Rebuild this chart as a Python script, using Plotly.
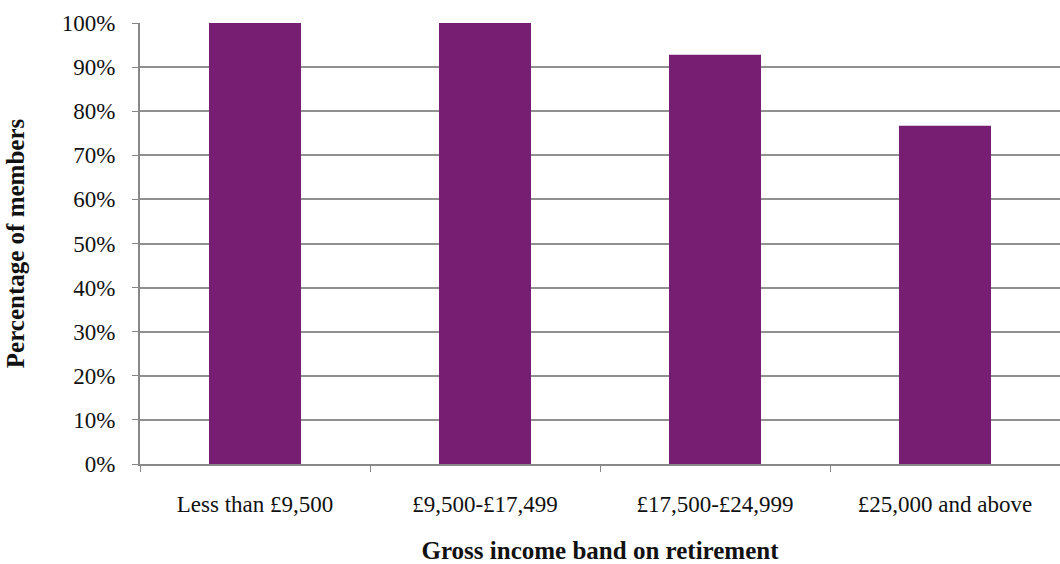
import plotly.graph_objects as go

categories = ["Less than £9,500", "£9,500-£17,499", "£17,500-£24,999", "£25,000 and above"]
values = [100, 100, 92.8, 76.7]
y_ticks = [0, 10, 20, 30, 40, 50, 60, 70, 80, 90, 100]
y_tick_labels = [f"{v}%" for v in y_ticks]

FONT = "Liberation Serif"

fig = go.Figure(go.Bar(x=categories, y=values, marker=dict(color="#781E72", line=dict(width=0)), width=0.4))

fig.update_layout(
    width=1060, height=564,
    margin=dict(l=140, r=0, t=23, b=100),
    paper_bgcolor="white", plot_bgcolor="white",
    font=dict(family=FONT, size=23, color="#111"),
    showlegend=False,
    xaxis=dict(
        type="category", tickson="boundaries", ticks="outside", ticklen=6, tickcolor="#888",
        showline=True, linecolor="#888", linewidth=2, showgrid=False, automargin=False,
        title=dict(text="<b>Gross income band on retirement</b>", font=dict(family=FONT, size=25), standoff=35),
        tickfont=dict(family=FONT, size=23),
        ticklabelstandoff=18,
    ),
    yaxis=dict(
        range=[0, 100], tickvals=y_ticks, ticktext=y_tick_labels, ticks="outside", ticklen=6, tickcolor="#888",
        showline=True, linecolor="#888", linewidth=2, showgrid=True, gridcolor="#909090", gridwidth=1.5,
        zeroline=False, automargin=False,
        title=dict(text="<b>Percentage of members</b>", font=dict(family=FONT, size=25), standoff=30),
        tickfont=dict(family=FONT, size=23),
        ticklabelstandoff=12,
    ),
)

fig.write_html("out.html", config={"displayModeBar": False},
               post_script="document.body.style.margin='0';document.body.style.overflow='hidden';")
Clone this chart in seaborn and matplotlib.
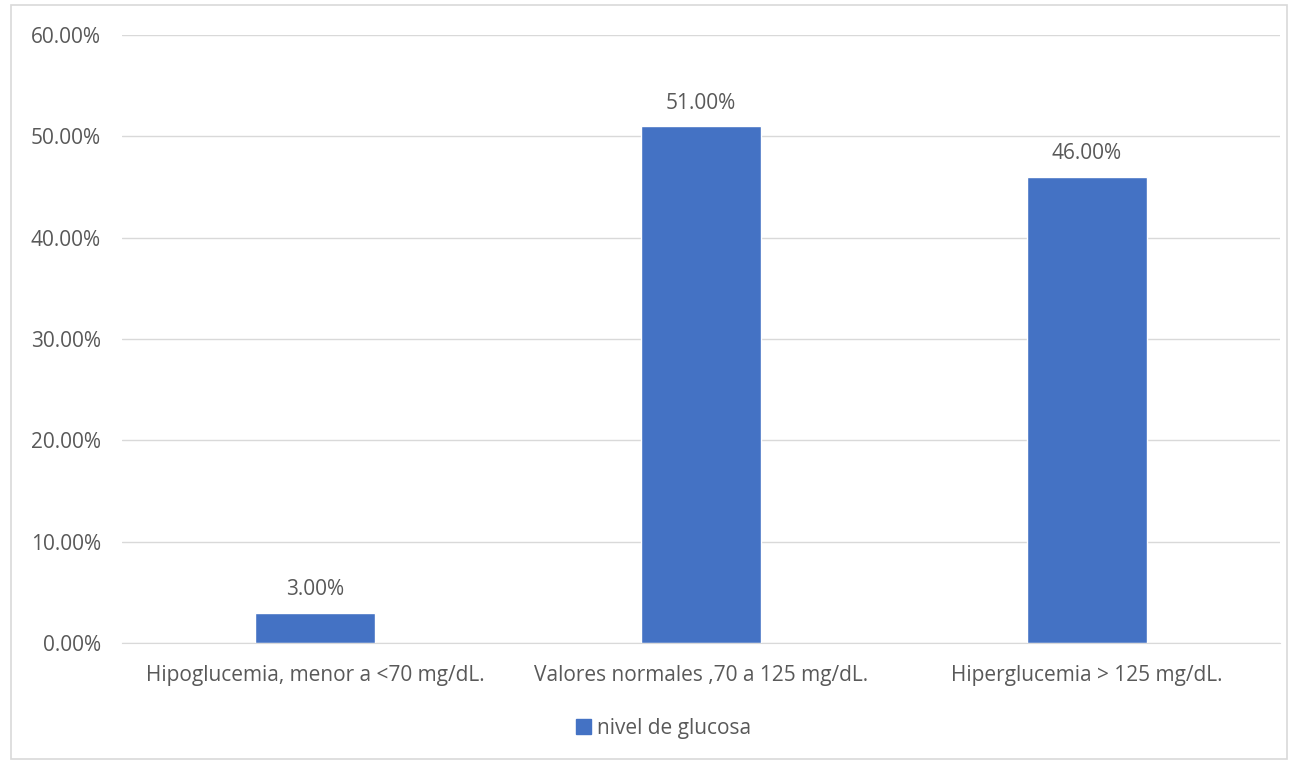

-=-=-

### [What is needed]
Copy out each line in the preceding records that contains "this".

### [Answer to the exercise]
Rebuild this chart as a Python script, using Plotly.
Clone this chart in seaborn and matplotlib.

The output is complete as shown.